Analytical Instrumentation

  • Total chloride analysis - The Absolute Reference Method

Total chloride analysis - The Absolute Reference Method

Feb 20 2020 Read 147 Times

For decades, the presence of organic bonded chloride has been a relevant parameter for refinery and petrochemical processes. Challenges in recent years have been the increasing need of a matrix independent refence method and an ever decreasing detection limit. Why is chloride such an important parameter and which benefits does Oxidative Combustion Microcoulometry offer?

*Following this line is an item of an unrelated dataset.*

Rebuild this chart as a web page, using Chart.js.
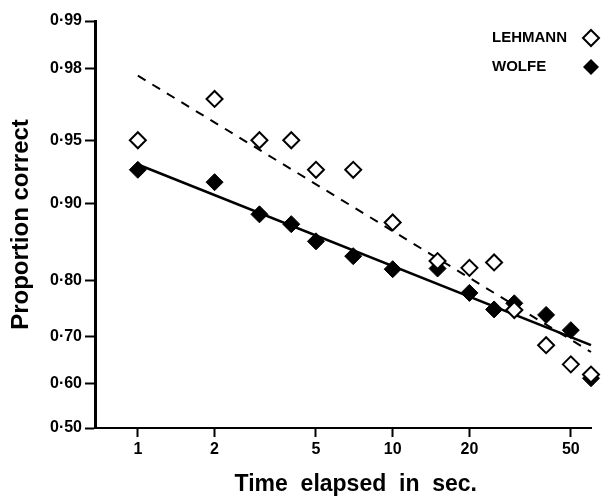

Refineries convert crude oil into all kinds of petroleum products. The presence of chloride in crude oil can lead to catalyst poisoning, which has a negative impact on the profitability of the refinery unit. Chlorides in the refining process are difficult to control, especially the organic chlorides. They cause various forms of corrosion at different temperatures and pressure levels, downstream of the distillation unit. Besides the corrosive effects, chloride also deteriorates the quality of the final product. Petrochemical facilities can transform refinery intermediates such as gas and liquid hydrocarbons into a wider range of petrochemical products. Feedstocks used to produce these chemicals (e.g. LPG, naphtha, and gasoil) often come from refineries. The presence of organic chloride in these feedstocks also promotes the risk of corrosion in the chemical production process. Maximum chloride levels are often specified for process streams and hydrocarbon products such as aromatic hydrocarbons.

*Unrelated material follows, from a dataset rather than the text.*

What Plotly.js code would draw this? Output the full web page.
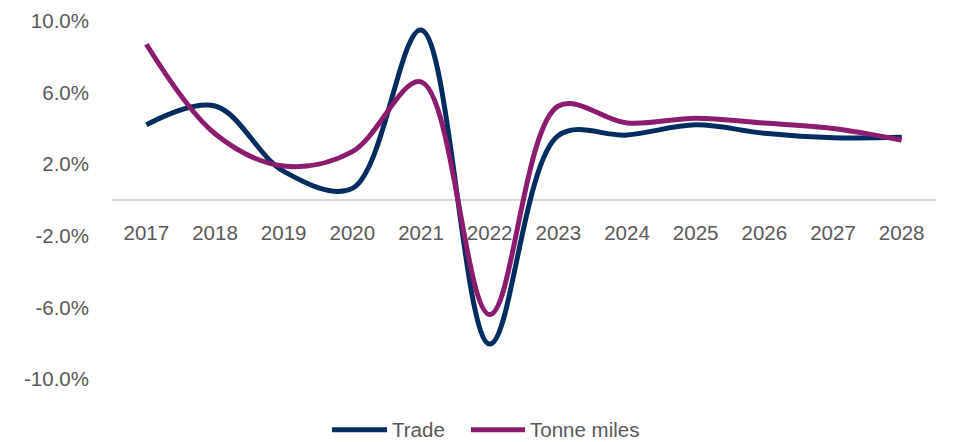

So the crucial question is: how do you detect (organic) chloride content? Several international test methods focus on the analysis of (organic) chloride, often expressed as Total Chloride (TX), in crude oil, petroleum distillates, intermediates and aromatic hydrocarbons. Oxidative combustion microcoulometry is the benchmark technique to which relevant test methods such as the ASTM D4929, ASTM D5808, ASTM D7457, and UOP779 refer. TE Instruments’ XPLORER-TX is fully compliant with these test methods.

Recently, XRF related techniques presented themselves as an alternative way to analyse chloride in petroleum products. When compared, microcoulometric detection technique offers numerous benefits. Microcoulometry is an absolute detection technique. All (organic) chloride components are converted to hydrochloric acid (HCl). The XPLORER-TX achieves a 100% recovery. Therefore, calibration of the  XPLORER-TX whilst being doable, is not even necessary. Microcoulometric titration can be applied to a much wider range of sample types, including liquids, solids, gas and LPG. Microcoulometry is not affected by the matrix and inhomogeneity of the sample. This can be seen as a major issue for XRF technique. Sulphur is another component which is ubiquitous in petroleum products. Microcoulometry does not experience interferences of sulphur to the chloride signal. No sulphur analysis or dilution is required prior to chloride analysis. The measuring range of the XPLORER-TX (25 ppb – 1000 ppm), makes it the most versatile analyser for chloride analysis. Analysing samples < 1 ppm is challenging for most XRF techniques. At ppb level, the performance of the XPLORER-TX is unrivaled within the industry.